┌────────

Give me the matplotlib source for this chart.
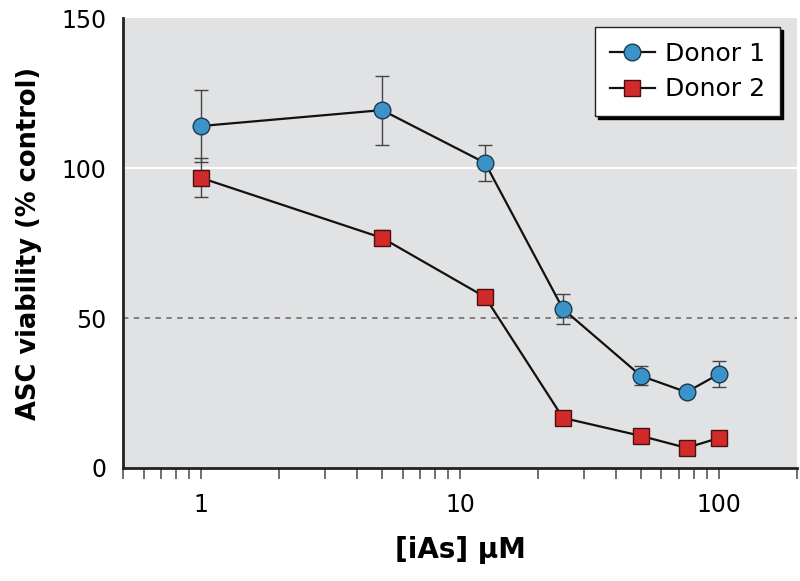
import matplotlib
matplotlib.use("Agg")
import matplotlib.pyplot as plt
from matplotlib.ticker import FixedLocator, LogLocator, NullFormatter

plt.rcParams["font.family"] = ["DejaVu Sans Condensed", "DejaVu Sans"]

# iAs concentration (µM)
conc = [1, 5, 12.5, 25, 50, 75, 100]
donor1 = [114, 119.3, 101.7, 53, 30.7, 25.3, 31.3]
donor1_err = [12, 11.5, 6, 5, 3.2, 0.8, 4.2]
donor2 = [96.7, 76.7, 57, 16.7, 10.7, 6.7, 10]
donor2_err = [6.5, 2.5, 1, 2.2, 1, 1, 1]

BG = "#e1e2e4"
BLUE = "#3b93c9"
RED = "#d12a2a"

fig = plt.figure(figsize=(8, 5.81), dpi=100)
ax = fig.add_axes([0.154, 0.1945, 0.842, 0.7745])
ax.set_facecolor(BG)

ax.axhline(100, color="white", lw=1.5, zorder=1)
ax.axhline(50, color="#777777", lw=1.3, ls=(0, (3, 3)), zorder=1)

ax.errorbar(conc, donor1, yerr=donor1_err, fmt="none", ecolor="#444444",
            elinewidth=1, capsize=5, capthick=1, zorder=2)
ax.errorbar(conc, donor2, yerr=donor2_err, fmt="none", ecolor="#444444",
            elinewidth=1, capsize=5, capthick=1, zorder=2)
ax.plot(conc, donor1, "-o", color="#111111", lw=1.6, ms=12,
        mfc=BLUE, mec="#1a3a50", mew=1, label="Donor 1", zorder=3)
ax.plot(conc, donor2, "-s", color="#111111", lw=1.6, ms=11.5,
        mfc=RED, mec="#4a1010", mew=1, label="Donor 2", zorder=3)

ax.set_xscale("log")
ax.set_xlim(0.5, 200)
ax.set_ylim(0, 150)
ax.xaxis.set_major_locator(FixedLocator([1, 10, 100]))
ax.set_xticklabels(["1", "10", "100"])
ax.xaxis.set_minor_locator(LogLocator(base=10, subs=range(2, 10), numticks=20))
ax.xaxis.set_minor_formatter(NullFormatter())
ax.set_yticks([0, 50, 100, 150])

ax.tick_params(axis="x", which="both", direction="out", length=8, width=1.2,
               color="#555555", labelsize=17, pad=10)
ax.tick_params(axis="y", length=0, labelsize=17, pad=12)

for s in ("top", "right"):
    ax.spines[s].set_visible(False)
for s in ("left", "bottom"):
    ax.spines[s].set_linewidth(2)
    ax.spines[s].set_color("#222222")

ax.set_ylabel("ASC viability (% control)", fontsize=18.5, fontweight="bold", labelpad=14)
ax.set_xlabel("[iAs] µM", fontsize=20, fontweight="bold", labelpad=14)

leg = ax.legend(loc="upper right", bbox_to_anchor=(0.975, 0.98), borderaxespad=0,
                fontsize=18, frameon=True, fancybox=False, edgecolor="#222222",
                shadow={"color": "black", "alpha": 1}, handlelength=1.8,
                borderpad=0.6, labelspacing=0.45, handletextpad=0.4)
leg.get_frame().set_linewidth(1)
leg.get_frame().set_facecolor("white")

fig.savefig("out.png", dpi=100)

└────────

REQUIRED WORK ▸ Quote, exactly and only, the lines from the first line of the data above through the line containing "length=0, labelsize=17, pad=12)". The pictures do not belong in it.

OUTPUT FOR THIS EXERCISE ▸
Give me the matplotlib source for this chart.
import matplotlib
matplotlib.use("Agg")
import matplotlib.pyplot as plt
from matplotlib.ticker import FixedLocator, LogLocator, NullFormatter

plt.rcParams["font.family"] = ["DejaVu Sans Condensed", "DejaVu Sans"]

# iAs concentration (µM)
conc = [1, 5, 12.5, 25, 50, 75, 100]
donor1 = [114, 119.3, 101.7, 53, 30.7, 25.3, 31.3]
donor1_err = [12, 11.5, 6, 5, 3.2, 0.8, 4.2]
donor2 = [96.7, 76.7, 57, 16.7, 10.7, 6.7, 10]
donor2_err = [6.5, 2.5, 1, 2.2, 1, 1, 1]

BG = "#e1e2e4"
BLUE = "#3b93c9"
RED = "#d12a2a"

fig = plt.figure(figsize=(8, 5.81), dpi=100)
ax = fig.add_axes([0.154, 0.1945, 0.842, 0.7745])
ax.set_facecolor(BG)

ax.axhline(100, color="white", lw=1.5, zorder=1)
ax.axhline(50, color="#777777", lw=1.3, ls=(0, (3, 3)), zorder=1)

ax.errorbar(conc, donor1, yerr=donor1_err, fmt="none", ecolor="#444444",
            elinewidth=1, capsize=5, capthick=1, zorder=2)
ax.errorbar(conc, donor2, yerr=donor2_err, fmt="none", ecolor="#444444",
            elinewidth=1, capsize=5, capthick=1, zorder=2)
ax.plot(conc, donor1, "-o", color="#111111", lw=1.6, ms=12,
        mfc=BLUE, mec="#1a3a50", mew=1, label="Donor 1", zorder=3)
ax.plot(conc, donor2, "-s", color="#111111", lw=1.6, ms=11.5,
        mfc=RED, mec="#4a1010", mew=1, label="Donor 2", zorder=3)

ax.set_xscale("log")
ax.set_xlim(0.5, 200)
ax.set_ylim(0, 150)
ax.xaxis.set_major_locator(FixedLocator([1, 10, 100]))
ax.set_xticklabels(["1", "10", "100"])
ax.xaxis.set_minor_locator(LogLocator(base=10, subs=range(2, 10), numticks=20))
ax.xaxis.set_minor_formatter(NullFormatter())
ax.set_yticks([0, 50, 100, 150])

ax.tick_params(axis="x", which="both", direction="out", length=8, width=1.2,
               color="#555555", labelsize=17, pad=10)
ax.tick_params(axis="y", length=0, labelsize=17, pad=12)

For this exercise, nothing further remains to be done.